(GIVEN INSTRUCTION) Your task is to repeat the listing exactly.

========================================

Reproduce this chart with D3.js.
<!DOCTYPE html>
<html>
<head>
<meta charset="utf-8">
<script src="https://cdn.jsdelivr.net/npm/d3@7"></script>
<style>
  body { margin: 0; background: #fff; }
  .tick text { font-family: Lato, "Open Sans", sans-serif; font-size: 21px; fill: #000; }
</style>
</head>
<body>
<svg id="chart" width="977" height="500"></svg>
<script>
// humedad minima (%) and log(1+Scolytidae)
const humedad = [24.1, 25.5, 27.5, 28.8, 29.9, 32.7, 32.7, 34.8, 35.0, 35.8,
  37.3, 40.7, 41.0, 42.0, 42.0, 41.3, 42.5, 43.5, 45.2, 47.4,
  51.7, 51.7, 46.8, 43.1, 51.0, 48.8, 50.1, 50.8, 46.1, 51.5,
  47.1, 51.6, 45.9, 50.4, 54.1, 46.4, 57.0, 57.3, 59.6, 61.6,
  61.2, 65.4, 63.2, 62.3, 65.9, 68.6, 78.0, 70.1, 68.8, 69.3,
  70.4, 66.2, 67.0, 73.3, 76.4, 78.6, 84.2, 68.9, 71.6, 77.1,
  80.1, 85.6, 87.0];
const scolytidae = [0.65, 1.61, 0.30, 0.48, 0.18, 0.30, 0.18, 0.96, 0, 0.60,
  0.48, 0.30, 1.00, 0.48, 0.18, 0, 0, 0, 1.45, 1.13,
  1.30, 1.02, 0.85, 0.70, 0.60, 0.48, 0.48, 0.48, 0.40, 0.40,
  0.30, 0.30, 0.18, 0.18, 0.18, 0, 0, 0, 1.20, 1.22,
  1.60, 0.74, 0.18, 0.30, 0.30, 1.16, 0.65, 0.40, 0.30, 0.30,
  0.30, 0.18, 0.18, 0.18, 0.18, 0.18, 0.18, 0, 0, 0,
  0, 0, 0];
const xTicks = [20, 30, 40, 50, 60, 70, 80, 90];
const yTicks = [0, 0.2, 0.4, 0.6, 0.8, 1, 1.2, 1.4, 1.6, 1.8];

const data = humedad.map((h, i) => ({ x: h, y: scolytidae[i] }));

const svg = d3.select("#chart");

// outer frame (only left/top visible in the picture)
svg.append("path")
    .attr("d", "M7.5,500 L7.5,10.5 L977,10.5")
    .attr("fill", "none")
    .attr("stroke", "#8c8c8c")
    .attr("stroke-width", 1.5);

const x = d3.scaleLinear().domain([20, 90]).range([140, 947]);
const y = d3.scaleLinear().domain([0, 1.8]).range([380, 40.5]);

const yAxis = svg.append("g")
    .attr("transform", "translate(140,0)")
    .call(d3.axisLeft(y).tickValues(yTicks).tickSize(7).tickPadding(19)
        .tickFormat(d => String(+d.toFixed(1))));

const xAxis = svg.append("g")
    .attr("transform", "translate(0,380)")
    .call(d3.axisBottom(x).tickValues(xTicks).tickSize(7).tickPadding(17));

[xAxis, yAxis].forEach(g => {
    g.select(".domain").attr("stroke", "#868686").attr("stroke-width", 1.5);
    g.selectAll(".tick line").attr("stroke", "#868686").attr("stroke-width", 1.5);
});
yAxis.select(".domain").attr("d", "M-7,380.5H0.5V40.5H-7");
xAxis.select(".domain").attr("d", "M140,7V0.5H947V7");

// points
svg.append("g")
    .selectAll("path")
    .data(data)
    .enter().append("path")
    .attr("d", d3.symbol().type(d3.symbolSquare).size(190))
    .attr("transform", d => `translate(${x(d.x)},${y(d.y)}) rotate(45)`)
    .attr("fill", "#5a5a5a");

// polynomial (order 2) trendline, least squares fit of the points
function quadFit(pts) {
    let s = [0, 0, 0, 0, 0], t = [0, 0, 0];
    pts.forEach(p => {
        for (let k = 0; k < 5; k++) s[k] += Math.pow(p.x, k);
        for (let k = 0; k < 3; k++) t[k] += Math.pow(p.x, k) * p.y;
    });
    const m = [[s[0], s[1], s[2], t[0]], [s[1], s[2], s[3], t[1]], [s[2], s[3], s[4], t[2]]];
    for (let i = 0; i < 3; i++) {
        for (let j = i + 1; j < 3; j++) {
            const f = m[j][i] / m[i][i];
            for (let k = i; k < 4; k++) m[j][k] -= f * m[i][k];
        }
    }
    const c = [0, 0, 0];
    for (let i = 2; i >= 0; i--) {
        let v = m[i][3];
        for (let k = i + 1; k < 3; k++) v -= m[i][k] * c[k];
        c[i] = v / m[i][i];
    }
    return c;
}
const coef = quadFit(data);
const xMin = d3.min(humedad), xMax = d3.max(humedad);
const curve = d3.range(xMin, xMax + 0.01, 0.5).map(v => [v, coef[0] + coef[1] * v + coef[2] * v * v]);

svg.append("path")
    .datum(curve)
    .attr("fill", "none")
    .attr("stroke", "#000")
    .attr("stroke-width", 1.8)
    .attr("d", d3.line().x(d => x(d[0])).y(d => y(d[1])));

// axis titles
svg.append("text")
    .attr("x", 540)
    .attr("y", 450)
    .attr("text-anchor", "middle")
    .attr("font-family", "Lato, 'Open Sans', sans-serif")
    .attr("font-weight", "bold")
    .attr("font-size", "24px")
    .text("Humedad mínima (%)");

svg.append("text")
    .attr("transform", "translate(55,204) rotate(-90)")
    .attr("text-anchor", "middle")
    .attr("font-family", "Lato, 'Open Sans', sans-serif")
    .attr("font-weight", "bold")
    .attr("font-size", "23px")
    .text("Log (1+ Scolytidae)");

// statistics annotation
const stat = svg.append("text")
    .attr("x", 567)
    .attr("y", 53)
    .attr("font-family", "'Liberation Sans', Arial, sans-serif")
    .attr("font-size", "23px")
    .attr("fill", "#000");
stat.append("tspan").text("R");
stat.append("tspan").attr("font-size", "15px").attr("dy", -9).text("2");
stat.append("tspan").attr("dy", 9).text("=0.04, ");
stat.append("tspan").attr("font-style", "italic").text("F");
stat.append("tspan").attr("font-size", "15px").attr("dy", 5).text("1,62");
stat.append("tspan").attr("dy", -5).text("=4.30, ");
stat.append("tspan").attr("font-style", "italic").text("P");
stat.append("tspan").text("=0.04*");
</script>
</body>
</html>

========================================

(SOLUTION TO THE EXERCISE)
Reproduce this chart with D3.js.
<!DOCTYPE html>
<html>
<head>
<meta charset="utf-8">
<script src="https://cdn.jsdelivr.net/npm/d3@7"></script>
<style>
  body { margin: 0; background: #fff; }
  .tick text { font-family: Lato, "Open Sans", sans-serif; font-size: 21px; fill: #000; }
</style>
</head>
<body>
<svg id="chart" width="977" height="500"></svg>
<script>
// humedad minima (%) and log(1+Scolytidae)
const humedad = [24.1, 25.5, 27.5, 28.8, 29.9, 32.7, 32.7, 34.8, 35.0, 35.8,
  37.3, 40.7, 41.0, 42.0, 42.0, 41.3, 42.5, 43.5, 45.2, 47.4,
  51.7, 51.7, 46.8, 43.1, 51.0, 48.8, 50.1, 50.8, 46.1, 51.5,
  47.1, 51.6, 45.9, 50.4, 54.1, 46.4, 57.0, 57.3, 59.6, 61.6,
  61.2, 65.4, 63.2, 62.3, 65.9, 68.6, 78.0, 70.1, 68.8, 69.3,
  70.4, 66.2, 67.0, 73.3, 76.4, 78.6, 84.2, 68.9, 71.6, 77.1,
  80.1, 85.6, 87.0];
const scolytidae = [0.65, 1.61, 0.30, 0.48, 0.18, 0.30, 0.18, 0.96, 0, 0.60,
  0.48, 0.30, 1.00, 0.48, 0.18, 0, 0, 0, 1.45, 1.13,
  1.30, 1.02, 0.85, 0.70, 0.60, 0.48, 0.48, 0.48, 0.40, 0.40,
  0.30, 0.30, 0.18, 0.18, 0.18, 0, 0, 0, 1.20, 1.22,
  1.60, 0.74, 0.18, 0.30, 0.30, 1.16, 0.65, 0.40, 0.30, 0.30,
  0.30, 0.18, 0.18, 0.18, 0.18, 0.18, 0.18, 0, 0, 0,
  0, 0, 0];
const xTicks = [20, 30, 40, 50, 60, 70, 80, 90];
const yTicks = [0, 0.2, 0.4, 0.6, 0.8, 1, 1.2, 1.4, 1.6, 1.8];

const data = humedad.map((h, i) => ({ x: h, y: scolytidae[i] }));

const svg = d3.select("#chart");

// outer frame (only left/top visible in the picture)
svg.append("path")
    .attr("d", "M7.5,500 L7.5,10.5 L977,10.5")
    .attr("fill", "none")
    .attr("stroke", "#8c8c8c")
    .attr("stroke-width", 1.5);

const x = d3.scaleLinear().domain([20, 90]).range([140, 947]);
const y = d3.scaleLinear().domain([0, 1.8]).range([380, 40.5]);

const yAxis = svg.append("g")
    .attr("transform", "translate(140,0)")
    .call(d3.axisLeft(y).tickValues(yTicks).tickSize(7).tickPadding(19)
        .tickFormat(d => String(+d.toFixed(1))));

const xAxis = svg.append("g")
    .attr("transform", "translate(0,380)")
    .call(d3.axisBottom(x).tickValues(xTicks).tickSize(7).tickPadding(17));

[xAxis, yAxis].forEach(g => {
    g.select(".domain").attr("stroke", "#868686").attr("stroke-width", 1.5);
    g.selectAll(".tick line").attr("stroke", "#868686").attr("stroke-width", 1.5);
});
yAxis.select(".domain").attr("d", "M-7,380.5H0.5V40.5H-7");
xAxis.select(".domain").attr("d", "M140,7V0.5H947V7");

// points
svg.append("g")
    .selectAll("path")
    .data(data)
    .enter().append("path")
    .attr("d", d3.symbol().type(d3.symbolSquare).size(190))
    .attr("transform", d => `translate(${x(d.x)},${y(d.y)}) rotate(45)`)
    .attr("fill", "#5a5a5a");

// polynomial (order 2) trendline, least squares fit of the points
function quadFit(pts) {
    let s = [0, 0, 0, 0, 0], t = [0, 0, 0];
    pts.forEach(p => {
        for (let k = 0; k < 5; k++) s[k] += Math.pow(p.x, k);
        for (let k = 0; k < 3; k++) t[k] += Math.pow(p.x, k) * p.y;
    });
    const m = [[s[0], s[1], s[2], t[0]], [s[1], s[2], s[3], t[1]], [s[2], s[3], s[4], t[2]]];
    for (let i = 0; i < 3; i++) {
        for (let j = i + 1; j < 3; j++) {
            const f = m[j][i] / m[i][i];
            for (let k = i; k < 4; k++) m[j][k] -= f * m[i][k];
        }
    }
    const c = [0, 0, 0];
    for (let i = 2; i >= 0; i--) {
        let v = m[i][3];
        for (let k = i + 1; k < 3; k++) v -= m[i][k] * c[k];
        c[i] = v / m[i][i];
    }
    return c;
}
const coef = quadFit(data);
const xMin = d3.min(humedad), xMax = d3.max(humedad);
const curve = d3.range(xMin, xMax + 0.01, 0.5).map(v => [v, coef[0] + coef[1] * v + coef[2] * v * v]);

svg.append("path")
    .datum(curve)
    .attr("fill", "none")
    .attr("stroke", "#000")
    .attr("stroke-width", 1.8)
    .attr("d", d3.line().x(d => x(d[0])).y(d => y(d[1])));

// axis titles
svg.append("text")
    .attr("x", 540)
    .attr("y", 450)
    .attr("text-anchor", "middle")
    .attr("font-family", "Lato, 'Open Sans', sans-serif")
    .attr("font-weight", "bold")
    .attr("font-size", "24px")
    .text("Humedad mínima (%)");

svg.append("text")
    .attr("transform", "translate(55,204) rotate(-90)")
    .attr("text-anchor", "middle")
    .attr("font-family", "Lato, 'Open Sans', sans-serif")
    .attr("font-weight", "bold")
    .attr("font-size", "23px")
    .text("Log (1+ Scolytidae)");

// statistics annotation
const stat = svg.append("text")
    .attr("x", 567)
    .attr("y", 53)
    .attr("font-family", "'Liberation Sans', Arial, sans-serif")
    .attr("font-size", "23px")
    .attr("fill", "#000");
stat.append("tspan").text("R");
stat.append("tspan").attr("font-size", "15px").attr("dy", -9).text("2");
stat.append("tspan").attr("dy", 9).text("=0.04, ");
stat.append("tspan").attr("font-style", "italic").text("F");
stat.append("tspan").attr("font-size", "15px").attr("dy", 5).text("1,62");
stat.append("tspan").attr("dy", -5).text("=4.30, ");
stat.append("tspan").attr("font-style", "italic").text("P");
stat.append("tspan").text("=0.04*");
</script>
</body>
</html>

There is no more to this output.